Algorithm for finding all possible polygons:

• generate the convex hull . Note that any non intersecting polygon must traverse its convex hull in order.
• Start with any point on the convex hull Generate a list of paths from that point to each interior point, and to the next adjacent point on the convex hull
• recursively extend each path to each remaining interior point as well as to that first free point on the convex hull
• for each segment added to a path reject the path if it self intersects

I'm not going to post the code, but here are all 67 possible polygons for a random set of 8 points. As one can imagine the set of results blows up quickly with the number of points (eg. n=12 -> ~10000 polygons.. )

here are the polygons with min and max perimeters.

1. convert points from lon,lat to Cartesian x,y or x,y,z

   • use spherical or ellipsoidal surface
   • if the size is small enough you can project (x,y,z) to local surface plane to avoid 3D computing
   • you can also use lon,lat as x,y but make sure there is no zero crossing (if is then offset that axis by some value until it isn't)

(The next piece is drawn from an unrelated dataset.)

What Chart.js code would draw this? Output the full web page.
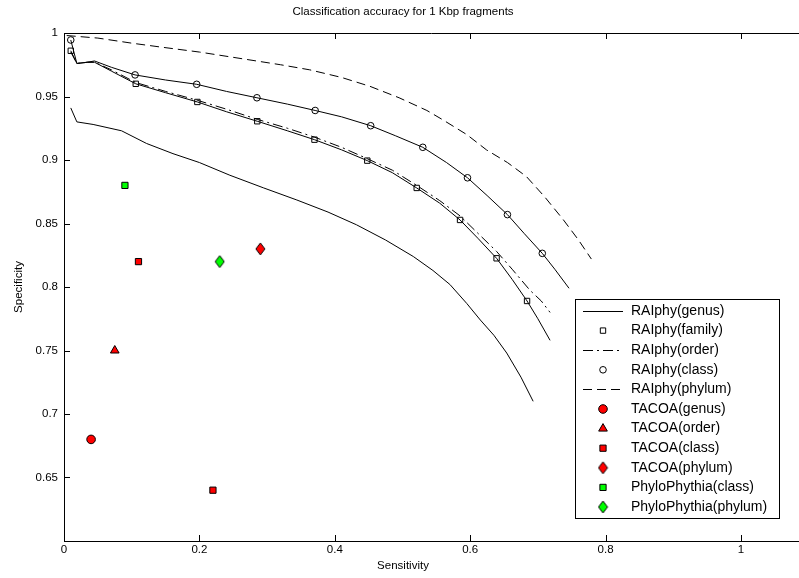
<!DOCTYPE html>
<html>
<head>
<meta charset="utf-8">
<title>Classification accuracy for 1 Kbp fragments</title>
<script src="https://cdn.jsdelivr.net/npm/chart.js@4.4.0/dist/chart.umd.min.js"></script>
<style>
  html, body { margin: 0; padding: 0; background: #fff; overflow: hidden; }
  #chart { display: block; }
</style>
</head>
<body>
<canvas id="chart" width="799" height="578"></canvas>
<script>
// Tick labels
const xTicks = [0, 0.2, 0.4, 0.6, 0.8, 1];
const yTicks = [0.65, 0.7, 0.75, 0.8, 0.85, 0.9, 0.95, 1];

// RAIphy curves (sensitivity, specificity)
const genusX = [0.010, 0.019, 0.043, 0.085, 0.122, 0.161, 0.200, 0.245, 0.295, 0.344, 0.390, 0.432, 0.475, 0.516, 0.545, 0.570, 0.595, 0.615, 0.635, 0.654, 0.675, 0.693];
const genusY = [0.941, 0.930, 0.928, 0.923, 0.913, 0.905, 0.898, 0.888, 0.878, 0.8685, 0.859, 0.849, 0.837, 0.824, 0.813, 0.802, 0.787, 0.774, 0.762, 0.748, 0.729, 0.710];

const familyX = [0.010, 0.019, 0.035, 0.045, 0.070, 0.106, 0.150, 0.197, 0.240, 0.2855, 0.330, 0.370, 0.410, 0.448, 0.485, 0.521, 0.555, 0.585, 0.612, 0.639, 0.662, 0.684, 0.700, 0.718];
const familyY = [0.986, 0.976, 0.977, 0.977, 0.970, 0.960, 0.953, 0.9457, 0.938, 0.9305, 0.923, 0.916, 0.908, 0.8995, 0.890, 0.878, 0.866, 0.8528, 0.838, 0.8226, 0.806, 0.789, 0.775, 0.758];
const familyMarkX = [0.010, 0.106, 0.197, 0.2855, 0.370, 0.448, 0.521, 0.585, 0.639, 0.684];
const familyMarkY = [0.986, 0.960, 0.9457, 0.9305, 0.916, 0.8995, 0.878, 0.8528, 0.8226, 0.789];

const orderX = [0.010, 0.019, 0.035, 0.045, 0.070, 0.106, 0.150, 0.197, 0.240, 0.2855, 0.330, 0.370, 0.410, 0.448, 0.485, 0.521, 0.555, 0.585, 0.612, 0.639, 0.662, 0.688, 0.705, 0.718];
const orderY = [0.985, 0.976, 0.977, 0.977, 0.971, 0.961, 0.954, 0.947, 0.940, 0.932, 0.925, 0.918, 0.910, 0.901, 0.892, 0.880, 0.868, 0.856, 0.842, 0.828, 0.814, 0.7976, 0.789, 0.780];

const classX = [0.010, 0.019, 0.035, 0.045, 0.070, 0.105, 0.150, 0.196, 0.240, 0.285, 0.330, 0.371, 0.410, 0.453, 0.490, 0.530, 0.565, 0.596, 0.625, 0.655, 0.680, 0.7065, 0.725, 0.746];
const classY = [0.9945, 0.976, 0.977, 0.978, 0.973, 0.967, 0.963, 0.9596, 0.954, 0.949, 0.944, 0.939, 0.934, 0.927, 0.919, 0.910, 0.898, 0.886, 0.872, 0.857, 0.842, 0.8265, 0.814, 0.799];
const classMarkX = [0.010, 0.105, 0.196, 0.285, 0.371, 0.453, 0.530, 0.596, 0.655, 0.7065];
const classMarkY = [0.9945, 0.967, 0.9596, 0.949, 0.939, 0.927, 0.910, 0.886, 0.857, 0.8265];

const phylumX = [0.004, 0.050, 0.100, 0.142, 0.200, 0.260, 0.320, 0.363, 0.410, 0.452, 0.495, 0.536, 0.560, 0.595, 0.624, 0.655, 0.683, 0.710, 0.7375, 0.760, 0.779];
const phylumY = [0.998, 0.996, 0.992, 0.989, 0.985, 0.980, 0.975, 0.971, 0.965, 0.958, 0.949, 0.939, 0.9315, 0.920, 0.908, 0.898, 0.887, 0.871, 0.853, 0.837, 0.822];

// Other tools (single results)
const tacoaGenusX = [0.04],  tacoaGenusY = [0.68];
const tacoaOrderX = [0.075], tacoaOrderY = [0.75];
const tacoaClassX = [0.11, 0.22], tacoaClassY = [0.82, 0.64];
const tacoaPhylumX = [0.29], tacoaPhylumY = [0.83];
const phyloClassX = [0.09],  phyloClassY = [0.88];
const phyloPhylumX = [0.23], phyloPhylumY = [0.82];

const FONT = '"Liberation Sans", Arial, sans-serif';
const RED = '#ff0000';
const GREEN = '#00ff00';
const DASH = [9, 5];
const DASHDOT = [10, 4, 2, 4];

function pts(xs, ys) {
  return xs.map((x, i) => ({ x, y: ys[i] }));
}

// taller-than-wide diamond like matlab's 'd' marker
function makeDiamond(fill) {
  const w = 9, h = 12;
  const c = document.createElement('canvas');
  c.width = w + 2; c.height = h + 2;
  const g = c.getContext('2d');
  g.beginPath();
  g.moveTo(1 + w / 2, 1);
  g.lineTo(1 + w, 1 + h / 2);
  g.lineTo(1 + w / 2, 1 + h);
  g.lineTo(1, 1 + h / 2);
  g.closePath();
  g.fillStyle = fill;
  g.fill();
  g.strokeStyle = '#000';
  g.lineWidth = 1;
  g.stroke();
  return c;
}

function curve(label, xs, ys, dash) {
  return {
    label, data: pts(xs, ys), showLine: true, borderColor: '#000', borderWidth: 1,
    borderDash: dash, pointRadius: 0, tension: 0
  };
}

function markers(label, xs, ys, style, radius, fill) {
  return {
    label, data: pts(xs, ys), showLine: false, pointStyle: style, pointRadius: radius,
    pointBackgroundColor: fill, pointBorderColor: '#000', pointBorderWidth: 1
  };
}

const datasets = [
  curve('RAIphy(genus)', genusX, genusY, []),
  curve('', familyX, familyY, []),
  markers('RAIphy(family)', familyMarkX, familyMarkY, 'rect', 3.8, 'rgba(0,0,0,0)'),
  curve('RAIphy(order)', orderX, orderY, DASHDOT),
  curve('', classX, classY, []),
  markers('RAIphy(class)', classMarkX, classMarkY, 'circle', 3.3, 'rgba(0,0,0,0)'),
  curve('RAIphy(phylum)', phylumX, phylumY, DASH),
  markers('TACOA(genus)', tacoaGenusX, tacoaGenusY, 'circle', 4.3, RED),
  markers('TACOA(order)', tacoaOrderX, tacoaOrderY, 'triangle', 5, RED),
  markers('TACOA(class)', tacoaClassX, tacoaClassY, 'rect', 4.4, RED),
  markers('TACOA(phylum)', tacoaPhylumX, tacoaPhylumY, makeDiamond(RED), 5, RED),
  markers('PhyloPhythia(class)', phyloClassX, phyloClassY, 'rect', 4.4, GREEN),
  markers('PhyloPhythia(phylum)', phyloPhylumX, phyloPhylumY, makeDiamond(GREEN), 5, GREEN)
];

// top border, inward ticks and the x label (centred like the title)
const frame = {
  id: 'frame',
  afterDraw(chart) {
    const { ctx, chartArea: a, scales: { x, y } } = chart;
    ctx.save();
    ctx.strokeStyle = '#000';
    ctx.lineWidth = 1;
    ctx.beginPath();
    ctx.moveTo(a.left, a.top + 0.5);
    ctx.lineTo(a.right, a.top + 0.5);
    xTicks.forEach(v => {
      const px = Math.round(x.getPixelForValue(v)) + 0.5;
      ctx.moveTo(px, a.bottom); ctx.lineTo(px, a.bottom - 6);
      ctx.moveTo(px, a.top); ctx.lineTo(px, a.top + 6);
    });
    yTicks.forEach(v => {
      const py = Math.round(y.getPixelForValue(v)) + 0.5;
      ctx.moveTo(a.left, py); ctx.lineTo(a.left + 6, py);
    });
    ctx.stroke();
    ctx.fillStyle = '#000';
    ctx.font = '11.5px ' + FONT;
    ctx.textAlign = 'center';
    ctx.textBaseline = 'middle';
    ctx.fillText('Sensitivity', 403, 566);
    ctx.restore();
  }
};

// boxed legend in the lower right, as in the matlab figure
const boxLegend = {
  id: 'boxLegend',
  afterDraw(chart) {
    const ctx = chart.ctx;
    const bx = 575, by = 299, bw = 204, bh = 219;
    const rowTop = 311, rowGap = 19.6;
    ctx.save();
    ctx.fillStyle = '#fff';
    ctx.fillRect(bx, by, bw, bh);
    ctx.strokeStyle = '#000';
    ctx.lineWidth = 1;
    ctx.strokeRect(bx + 0.5, by + 0.5, bw, bh);
    const items = chart.data.datasets.filter(d => d.label);
    items.forEach((d, i) => {
      const ry = rowTop + i * rowGap;
      if (d.showLine) {
        ctx.strokeStyle = d.borderColor;
        ctx.lineWidth = d.borderWidth;
        ctx.setLineDash(d.borderDash || []);
        ctx.beginPath();
        ctx.moveTo(583, Math.round(ry) + 0.5);
        ctx.lineTo(623, Math.round(ry) + 0.5);
        ctx.stroke();
        ctx.setLineDash([]);
      }
      if (d.pointRadius > 0) {
        ctx.fillStyle = d.pointBackgroundColor;
        ctx.strokeStyle = d.pointBorderColor;
        ctx.lineWidth = d.pointBorderWidth;
        Chart.helpers.drawPoint(ctx, {
          pointStyle: d.pointStyle, radius: d.pointRadius, rotation: 0, borderWidth: d.pointBorderWidth
        }, 603, ry);
      }
      ctx.fillStyle = '#000';
      ctx.font = '14px ' + FONT;
      ctx.textAlign = 'left';
      ctx.textBaseline = 'middle';
      ctx.fillText(d.label, 631, ry);
    });
    ctx.restore();
  }
};

Chart.defaults.font.family = FONT;
Chart.defaults.color = '#000';

new Chart(document.getElementById('chart'), {
  type: 'scatter',
  data: { datasets },
  options: {
    responsive: false,
    animation: false,
    events: [],
    layout: { autoPadding: false, padding: { left: 7, right: 0, top: 0, bottom: 0 } },
    plugins: {
      legend: { display: false },
      tooltip: { enabled: false },
      title: {
        display: true,
        text: 'Classification accuracy for 1 Kbp fragments',
        color: '#000',
        font: { size: 11.5, weight: 'normal' },
        padding: { top: 5, bottom: 14.2 }
      }
    },
    scales: {
      x: {
        type: 'linear',
        min: 0,
        max: 1.0857,
        afterBuildTicks: s => { s.ticks = xTicks.map(v => ({ value: v })); },
        afterFit: s => { s.height = 37; },
        border: { display: true, color: '#000', width: 1 },
        grid: { drawOnChartArea: false, drawTicks: false },
        ticks: { autoSkip: false, maxRotation: 0, padding: 2, font: { size: 11.5 }, callback: v => String(v) }
      },
      y: {
        type: 'linear',
        min: 0.6,
        max: 1,
        afterBuildTicks: s => { s.ticks = yTicks.map(v => ({ value: v })); },
        afterFit: s => { s.width = 57; },
        border: { display: true, color: '#000', width: 1 },
        grid: { drawOnChartArea: false, drawTicks: false },
        ticks: { autoSkip: false, padding: 6, font: { size: 11.5 }, callback: v => String(v) },
        title: { display: true, text: 'Specificity', font: { size: 11.5 }, padding: { top: 5, bottom: 0 } }
      }
    }
  },
  plugins: [frame, boxLegend]
});
</script>
</body>
</html>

2. now there are many possible strategies

   • you did not provide any rule for the shape
   • so I assume 'minimal' perimeter/size/area and generic concave polygon
   • you can not go directly to edge lines before you know where is inside and where is outside
   • I would do this task like this: find polygon based on find holes in 2D point set

3. modification 1

   • as you already have all the edge points (at least that is my impression)
   • so you can make flag for each point from the above algorithm
   • that will tell you where is inside or outside of polygon
   • for example take 8 directions (N,NE,E,...) and encode which way is filled and which empty
   • then on each edge start in the middle of empty direction
   • and find 2 closest lines to it (in angular terms) that are not intersecting any previous line
   • and if more available use the smallest ones
   • 
   • gray means inside polygon
   • make list of all such possible lines (2 per point)
   • then search for connected loops
   • beware this modification is not 100% error prone (I do not think that is for concave polygon even possible)

4. modification 2

   • use complete polygon from bullet 2
   • and try to match its edge points to your input edge points
   • then use the edge lines as in original polygon but with your new points
   • if some points are skipped then find closest edge line to it and divide it by this point
   • this should be more safe and accurate then bullet 3.

simple approach

• if the above is too much for you then

  1. create list of all possible lines
  2. sort them by size ascending
  3. remove all 'long' lines that are intersecting any 'short' line
     • what is short or long depends on you
     • for example first third of lines can be the short ones and the last third the long ones
     • or make average size and what is < 0.6*avg_size or > 1.2*avg_size ...
     • or if you have N points then first 2N lines are short the rest is long (2 lines per point)
     • test all and select the best option for you ...
  4. try to find joined lines
     • find only lines that are connected once (no more then 2 lines per point)
     • remove them from list into the final solution list
     • after this you will have list of possible lines and list of found lines
  5. remove all lines from possible lines that intersect any line in found lines
     • this should remove any non relevant lines
  6. try to find connections again
     • take first possible line if found connection move it to the solution list
     • and go to bullet 5.
     • if none found continue with next line ...
     • stop if none line left or none connection found.